Common types of accommodation based on creed, where issues can arise, include:

  • Providing days off for Sabbaths and religious holy days
  • Providing time and space for prayer
  • Modifying dress codes and safety requirements to accommodate religious attire and the wearing of religious objects (such as wearing a headscarf in sporting events)
  • Providing exemptions and alternatives to photo and biometric identification
  • Providing acceptable food options
  • Exempting individual employees and service providers from tasks that violate their religious conscience (for example, serving alcohol, providing blood transfusions, etc.).

The OHRC is interested in hearing more about the practical challenges individuals and organizations face when accommodating creed beliefs and practices, and any other accommodation challenges you think should be addressed in the updated policy.


[5] B’nai-Brith. 2012 Audit of Antisemetic Incidents. National Executive Summary. Retrieved July 24, 2013 from www.bnaibrith.ca/audit2012/.
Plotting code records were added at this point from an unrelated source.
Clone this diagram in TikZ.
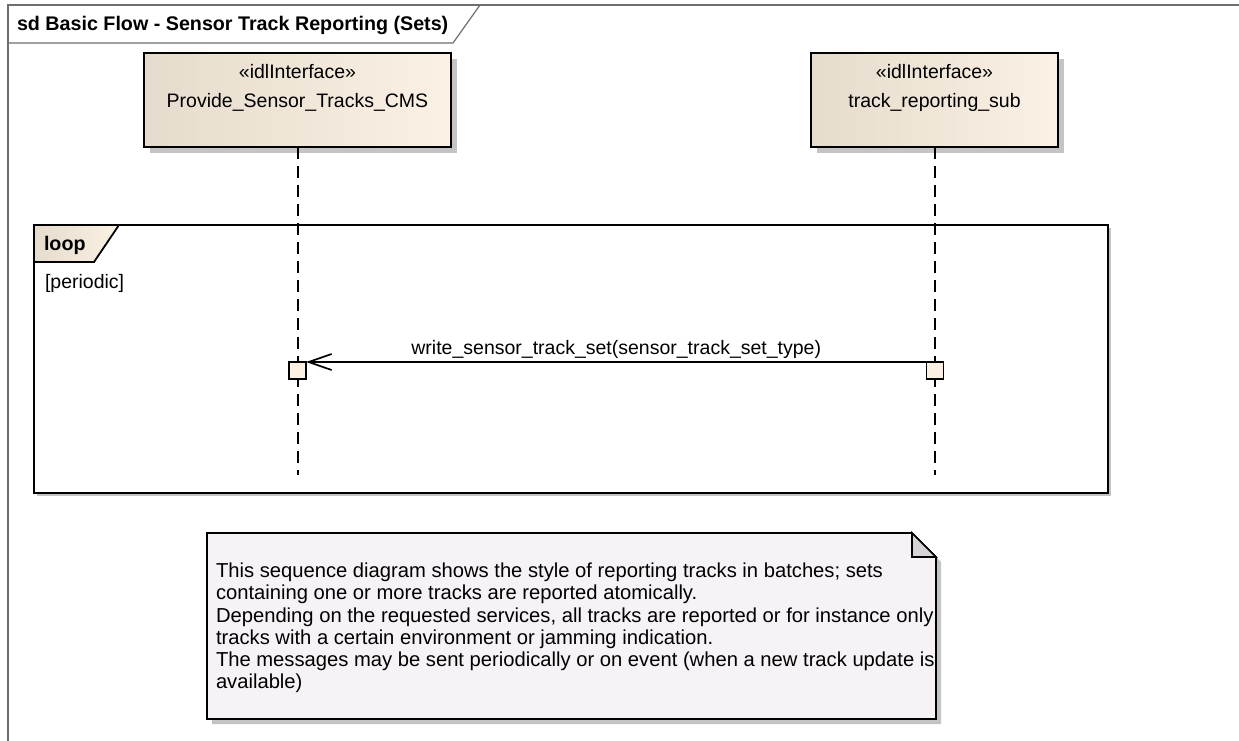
\documentclass[tikz,border=0pt]{standalone}
\usepackage{fontspec}
\setmainfont{Liberation Sans}
\usetikzlibrary{arrows.meta,shadows}
\definecolor{headL}{RGB}{229,220,205}
\definecolor{headR}{RGB}{251,241,228}
\definecolor{actfill}{RGB}{251,240,225}
\definecolor{notefill}{RGB}{246,242,246}
\definecolor{foldfill}{RGB}{214,210,214}
\definecolor{shadowgray}{RGB}{196,196,196}
\definecolor{framegray}{RGB}{110,110,110}
\begin{document}
\begin{tikzpicture}[x=1pt,y=-1pt,
  every node/.style={inner sep=0pt, outer sep=0pt},
  txt/.style={font=\fontsize{19.5}{22.4}\selectfont},
  btxt/.style={font=\fontsize{19.7}{22.4}\selectfont\bfseries},
  notetxt/.style={font=\fontsize{20.2}{22.2}\selectfont, align=left},
  framel/.style={draw=framegray, line width=1.2pt},
  head/.style={draw=black, line width=2pt, left color=headL, right color=headR,
    drop shadow={shadow xshift=6pt, shadow yshift=-6pt, fill=shadowgray, opacity=1}},
  act/.style={draw=black, line width=1.8pt, fill=actfill},
  lifeline/.style={draw=black, line width=2pt, dash pattern=on 12pt off 7pt},
  msg/.style={draw=black, line width=1.7pt, -{Straight Barb[length=23pt, width=16pt, line width=1.7pt]}},
  loopbox/.style={draw=black, line width=2pt, fill=white,
    drop shadow={shadow xshift=2.5pt, shadow yshift=-2.5pt, fill=shadowgray, opacity=1}},
  looptab/.style={draw=black, line width=1.8pt, left color=headL, right color=headR},
  notebox/.style={draw=black, line width=1.6pt, fill=notefill,
    drop shadow={shadow xshift=5pt, shadow yshift=-5pt, fill=shadowgray, opacity=1}},
  foldtri/.style={draw=black, line width=1.6pt, fill=foldfill, line join=miter}
]
\useasboundingbox (0,0) rectangle (1239,740);
\fill[white] (0,0) rectangle (1239,740);

% diagram frame
\draw[framel] (8,760) -- (8,5) -- (1260,5);
\draw[framel] (8,43) -- (453,43) -- (480,5);
\node[btxt, anchor=west] (title) at (17,25) {sd Basic Flow - Sensor Track Reporting (Sets)};

% loop fragment
\node[loopbox, minimum width=1074pt, minimum height=268pt] (loop) at (571,359) {};
\draw[looptab] (loop.north west) -- ++(85,0) -- ++(-25,37) -- ++(-60,0) -- cycle;
\node[btxt, anchor=west] (looplbl) at (44,245) {loop};
\node[txt, anchor=west] (guard) at (45,283) {[periodic]};

% lifeline heads
\node[head, minimum width=307pt, minimum height=94pt] (h1) at (297.5,100) {};
\node[txt] (h1s) at (297.5,72) {«idlInterface»};
\node[txt] (h1n) at (297.5,102) {Provide\_Sensor\_Tracks\_CMS};
\node[head, minimum width=247pt, minimum height=94pt] (h2) at (934.5,100) {};
\node[txt] (h2s) at (934.5,72) {«idlInterface»};
\node[txt] (h2n) at (934.5,102) {track\_reporting\_sub};

% lifelines
\coordinate (e1) at (297.5,475);
\coordinate (e2) at (935,475);
\draw[lifeline] (h1.south) -- (e1);
\draw[lifeline] (h2.south -| e2) -- (e2);

% activations
\node[act, minimum width=17pt, minimum height=17pt] (a1) at (297.5,370.5) {};
\node[act, minimum width=17pt, minimum height=17pt] (a2) at (935,370.5) {};

% message
\draw[msg] (a2.north west) -- node[txt, above=3pt] (msglbl) {write\_sensor\_track\_set(sensor\_track\_set\_type)} (a1.north east);

% note
\draw[notebox] (207,533) -- (912,533) -- (936,557) -- (936,719) -- (207,719) -- cycle;
\draw[foldtri] (912,533) -- (912,557) -- (936,557) -- cycle;
\node[notetxt, anchor=north west] (notetext) at (216,563) {This sequence diagram shows the style of reporting tracks in batches; sets\\
containing one or more tracks are reported atomically.\\
Depending on the requested services, all tracks are reported or for instance only\\
tracks with a certain environment or jamming indication.\\
The messages may be sent periodically or on event (when a new track update is\\
available)};
\end{tikzpicture}
\end{document}
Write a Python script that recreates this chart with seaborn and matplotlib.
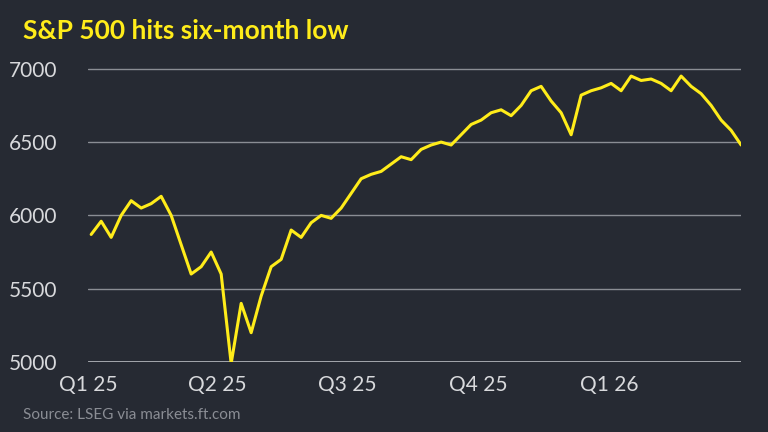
import matplotlib
matplotlib.use("Agg")
import matplotlib.pyplot as plt
import matplotlib.dates as mdates
import seaborn as sns
import pandas as pd

# weekly closes
dates = pd.date_range("2025-01-03", periods=66, freq="7D")
values = [5870, 5960, 5850, 6000, 6100,
          6050, 6080, 6130, 6000,
          5800, 5600, 5650, 5750, 5600,
          4990, 5400, 5200, 5450,
          5650, 5700, 5900, 5850,
          5950, 6000, 5980, 6050, 6150,
          6250, 6280, 6300, 6350,
          6400, 6380, 6450, 6480, 6500,
          6480, 6550, 6620, 6650,
          6700, 6720, 6680, 6750, 6850,
          6880, 6780, 6700, 6550,
          6820, 6850, 6870, 6900,
          6850, 6950, 6920, 6930, 6900,
          6850, 6950, 6880, 6830,
          6750, 6650, 6580, 6480]
tick_dates = pd.to_datetime(["2025-01-01", "2025-04-01", "2025-07-01", "2025-10-01", "2026-01-01"])
tick_labels = ["Q1 25", "Q2 25", "Q3 25", "Q4 25", "Q1 26"]
yticks = [5000, 5500, 6000, 6500, 7000]

df = pd.DataFrame({"date": dates, "close": values})

bg = "#262a33"
sns.set_style("dark")
plt.rcParams["font.family"] = ["Lato", "DejaVu Sans"]

fig = plt.figure(figsize=(7.68, 4.32), dpi=100, facecolor=bg)
ax = fig.add_axes([0.115, 0.162, 0.85, 0.706], facecolor=bg)

sns.lineplot(data=df, x="date", y="close", ax=ax, color="#ffec1a", linewidth=2.2)

ax.set_ylim(5000, 7080)
ax.set_xlim(pd.Timestamp("2025-01-01"), dates[-1])
ax.set_yticks(yticks)
ax.set_yticklabels([str(v) for v in yticks])
ax.set_xticks(tick_dates)
ax.set_xticklabels(tick_labels)
for v in yticks[1:]:
    ax.axhline(v, color="#8a8d94", linewidth=1, zorder=0)
ax.axhline(5000, color="#b0b2b8", linewidth=2, zorder=0)
for s in ax.spines.values():
    s.set_visible(False)
ax.grid(False)
ax.tick_params(axis="y", length=0, labelsize=15, colors="#d8d9dc", pad=22)
ax.tick_params(axis="x", length=6, width=1, color="#b0b2b8", labelsize=15, colors="#d8d9dc")
ax.set_xlabel("")
ax.set_ylabel("")

fig.text(0.03, 0.91, "S&P 500 hits six-month low", color="#ffec1a", fontsize=19, fontweight="bold")
fig.text(0.03, 0.03, "Source: LSEG via markets.ft.com", color="#8a8d94", fontsize=11)

fig.savefig("out.png", dpi=100, facecolor=bg)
[6] Among Christian denominations, people self-identifying as “Roman Catholic” or simply “Christian” in their application accounted for the largest number of Christians filing human rights applications at the HRTO in the 2011-12 fiscal year (both 9.3 % each), followed by people self-identifying as Seventh Day Adventist (5.7%) and Christian Orthodox (2.9%).

[7] See Ketenci v. Ryerson University, 2012 HRTO 994 (CanLII).

[9] Al-Dandachi v. SNC-Lavalin Inc., 2012 ONSC 6534 (CanLII).

[10] According to the 2011 National Household Survey (NHS), by 2011, almost one-quarter of Ontario residents (23%) were religiously unaffiliated, compared to 5% in the 1971 census.

[11] See Kelly v. British Columbia (Public Safety and Solicitor General) (No. 3), 2011 BCHRT 183 (CanLII).

[12] Re O.P.S.E.U. and Forer (1985), 52 O.R. (2d) 705 (C.A.).

[13] Chabot c. Conseil scolaire catholique Franco-Nord, 2010 HRTO 2460 (CanLII).

[14] Huang v. 1233065 Ontario, 2011 HRTO 825 (CanLII).